EXERCISE DIRECTIONS:
Go through the data below and copy it exactly, skipping every picture.

DATA PROVIDED:
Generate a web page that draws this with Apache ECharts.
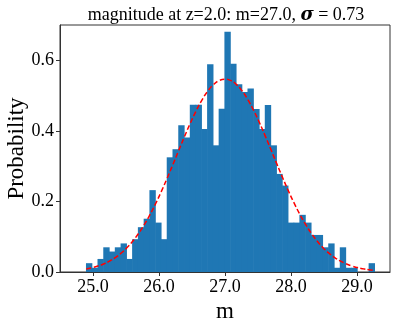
<!DOCTYPE html>
<html>
<head>
<meta charset="utf-8">
<script src="https://cdn.jsdelivr.net/npm/echarts@6/dist/echarts.min.js"></script>
<style>
  html, body { margin: 0; padding: 0; background: #fff; }
  #chart { width: 399px; height: 327px; }
</style>
</head>
<body>
<div id="chart"></div>
<script>
// histogram of magnitudes, density normalised
var binStart = 24.898;
var binWidth = 0.0874;
var density = [
  0.025, 0.012, 0.037, 0.070, 0.058, 0.070, 0.081, 0.037, 0.093, 0.127,
  0.151, 0.232, 0.140, 0.093, 0.325, 0.348, 0.416, 0.381, 0.474, 0.474,
  0.405, 0.589, 0.359, 0.463, 0.681, 0.590, 0.532, 0.510, 0.520, 0.462,
  0.405, 0.473, 0.359, 0.278, 0.245, 0.140, 0.140, 0.162, 0.140, 0.105,
  0.105, 0.070, 0.081, 0.012, 0.070, 0.012, 0.012, 0.000, 0.000, 0.025
];
// fitted normal
var mu = 27.0;
var sigma = 0.73;
var xTicks = [25, 26, 27, 28, 29];
var yTicks = [0, 0.2, 0.4, 0.6];

var font = 'Liberation Serif';

var bars = density.map(function (h, i) {
  return [binStart + i * binWidth, binStart + (i + 1) * binWidth, h];
});

var fit = [];
for (var i = 0; i <= density.length; i++) {
  var x = binStart + i * binWidth;
  var z = (x - mu) / sigma;
  fit.push([x, Math.exp(-0.5 * z * z) / (sigma * Math.sqrt(2 * Math.PI))]);
}

var chart = echarts.init(document.getElementById('chart'));
chart.setOption({
  animation: false,
  title: {
    text: 'magnitude at z=2.0: m=27.0, {s|σ} = 0.73',
    left: 221,
    top: 1,
    textAlign: 'center',
    textStyle: {
      fontFamily: font, fontSize: 18, fontWeight: 'normal', color: '#000',
      rich: { s: { fontFamily: 'DejaVu Serif', fontSize: 18, fontStyle: 'italic', fontWeight: 'bold', color: '#000' } }
    }
  },
  grid: {
    left: 60, right: 9, top: 25, bottom: 55,
    outerBoundsMode: 'none',
    containLabel: false,
    show: true, borderColor: '#333', borderWidth: 1
  },
  xAxis: {
    type: 'value',
    min: 24.5, max: 29.5,
    name: 'm',
    nameLocation: 'middle',
    nameGap: 23,
    nameTextStyle: { fontFamily: font, fontSize: 23, color: '#000' },
    axisLine: { lineStyle: { color: '#333' } },
    axisTick: { length: 4, customValues: xTicks, lineStyle: { color: '#333' } },
    axisLabel: {
      customValues: xTicks,
      fontFamily: font, fontSize: 18, color: '#000', margin: 6,
      formatter: function (v) { return v.toFixed(1); }
    },
    splitLine: { show: false }
  },
  yAxis: {
    type: 'value',
    min: 0, max: 0.70,
    name: 'Probability',
    nameLocation: 'middle',
    nameGap: 32,
    nameMoveOverlap: false,
    nameTextStyle: { fontFamily: font, fontSize: 23, color: '#000' },
    axisLine: { show: true, lineStyle: { color: '#333' } },
    axisTick: { show: true, length: 4, customValues: yTicks, lineStyle: { color: '#333' } },
    axisLabel: {
      customValues: yTicks,
      fontFamily: font, fontSize: 18, color: '#000', margin: 6,
      formatter: function (v) { return v.toFixed(1); }
    },
    splitLine: { show: false }
  },
  series: [
    {
      type: 'custom',
      data: bars,
      renderItem: function (params, api) {
        var p0 = api.coord([api.value(0), api.value(2)]);
        var p1 = api.coord([api.value(1), 0]);
        return {
          type: 'rect',
          shape: { x: p0[0] - 0.3, y: p0[1], width: p1[0] - p0[0] + 0.6, height: p1[1] - p0[1] },
          style: { fill: '#1f77b4' }
        };
      },
      z: 2
    },
    {
      type: 'line',
      data: fit,
      showSymbol: false,
      smooth: true,
      lineStyle: { color: '#ff0000', width: 1.5, type: [5, 2.5] },
      z: 3
    }
  ]
});
</script>
</body>
</html>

ANSWER FOR THE TASK:
Generate a web page that draws this with Apache ECharts.
<!DOCTYPE html>
<html>
<head>
<meta charset="utf-8">
<script src="https://cdn.jsdelivr.net/npm/echarts@6/dist/echarts.min.js"></script>
<style>
  html, body { margin: 0; padding: 0; background: #fff; }
  #chart { width: 399px; height: 327px; }
</style>
</head>
<body>
<div id="chart"></div>
<script>
// histogram of magnitudes, density normalised
var binStart = 24.898;
var binWidth = 0.0874;
var density = [
  0.025, 0.012, 0.037, 0.070, 0.058, 0.070, 0.081, 0.037, 0.093, 0.127,
  0.151, 0.232, 0.140, 0.093, 0.325, 0.348, 0.416, 0.381, 0.474, 0.474,
  0.405, 0.589, 0.359, 0.463, 0.681, 0.590, 0.532, 0.510, 0.520, 0.462,
  0.405, 0.473, 0.359, 0.278, 0.245, 0.140, 0.140, 0.162, 0.140, 0.105,
  0.105, 0.070, 0.081, 0.012, 0.070, 0.012, 0.012, 0.000, 0.000, 0.025
];
// fitted normal
var mu = 27.0;
var sigma = 0.73;
var xTicks = [25, 26, 27, 28, 29];
var yTicks = [0, 0.2, 0.4, 0.6];

var font = 'Liberation Serif';

var bars = density.map(function (h, i) {
  return [binStart + i * binWidth, binStart + (i + 1) * binWidth, h];
});

var fit = [];
for (var i = 0; i <= density.length; i++) {
  var x = binStart + i * binWidth;
  var z = (x - mu) / sigma;
  fit.push([x, Math.exp(-0.5 * z * z) / (sigma * Math.sqrt(2 * Math.PI))]);
}

var chart = echarts.init(document.getElementById('chart'));
chart.setOption({
  animation: false,
  title: {
    text: 'magnitude at z=2.0: m=27.0, {s|σ} = 0.73',
    left: 221,
    top: 1,
    textAlign: 'center',
    textStyle: {
      fontFamily: font, fontSize: 18, fontWeight: 'normal', color: '#000',
      rich: { s: { fontFamily: 'DejaVu Serif', fontSize: 18, fontStyle: 'italic', fontWeight: 'bold', color: '#000' } }
    }
  },
  grid: {
    left: 60, right: 9, top: 25, bottom: 55,
    outerBoundsMode: 'none',
    containLabel: false,
    show: true, borderColor: '#333', borderWidth: 1
  },
  xAxis: {
    type: 'value',
    min: 24.5, max: 29.5,
    name: 'm',
    nameLocation: 'middle',
    nameGap: 23,
    nameTextStyle: { fontFamily: font, fontSize: 23, color: '#000' },
    axisLine: { lineStyle: { color: '#333' } },
    axisTick: { length: 4, customValues: xTicks, lineStyle: { color: '#333' } },
    axisLabel: {
      customValues: xTicks,
      fontFamily: font, fontSize: 18, color: '#000', margin: 6,
      formatter: function (v) { return v.toFixed(1); }
    },
    splitLine: { show: false }
  },
  yAxis: {
    type: 'value',
    min: 0, max: 0.70,
    name: 'Probability',
    nameLocation: 'middle',
    nameGap: 32,
    nameMoveOverlap: false,
    nameTextStyle: { fontFamily: font, fontSize: 23, color: '#000' },
    axisLine: { show: true, lineStyle: { color: '#333' } },
    axisTick: { show: true, length: 4, customValues: yTicks, lineStyle: { color: '#333' } },
    axisLabel: {
      customValues: yTicks,
      fontFamily: font, fontSize: 18, color: '#000', margin: 6,
      formatter: function (v) { return v.toFixed(1); }
    },
    splitLine: { show: false }
  },
  series: [
    {
      type: 'custom',
      data: bars,
      renderItem: function (params, api) {
        var p0 = api.coord([api.value(0), api.value(2)]);
        var p1 = api.coord([api.value(1), 0]);
        return {
          type: 'rect',
          shape: { x: p0[0] - 0.3, y: p0[1], width: p1[0] - p0[0] + 0.6, height: p1[1] - p0[1] },
          style: { fill: '#1f77b4' }
        };
      },
      z: 2
    },
    {
      type: 'line',
      data: fit,
      showSymbol: false,
      smooth: true,
      lineStyle: { color: '#ff0000', width: 1.5, type: [5, 2.5] },
      z: 3
    }
  ]
});
</script>
</body>
</html>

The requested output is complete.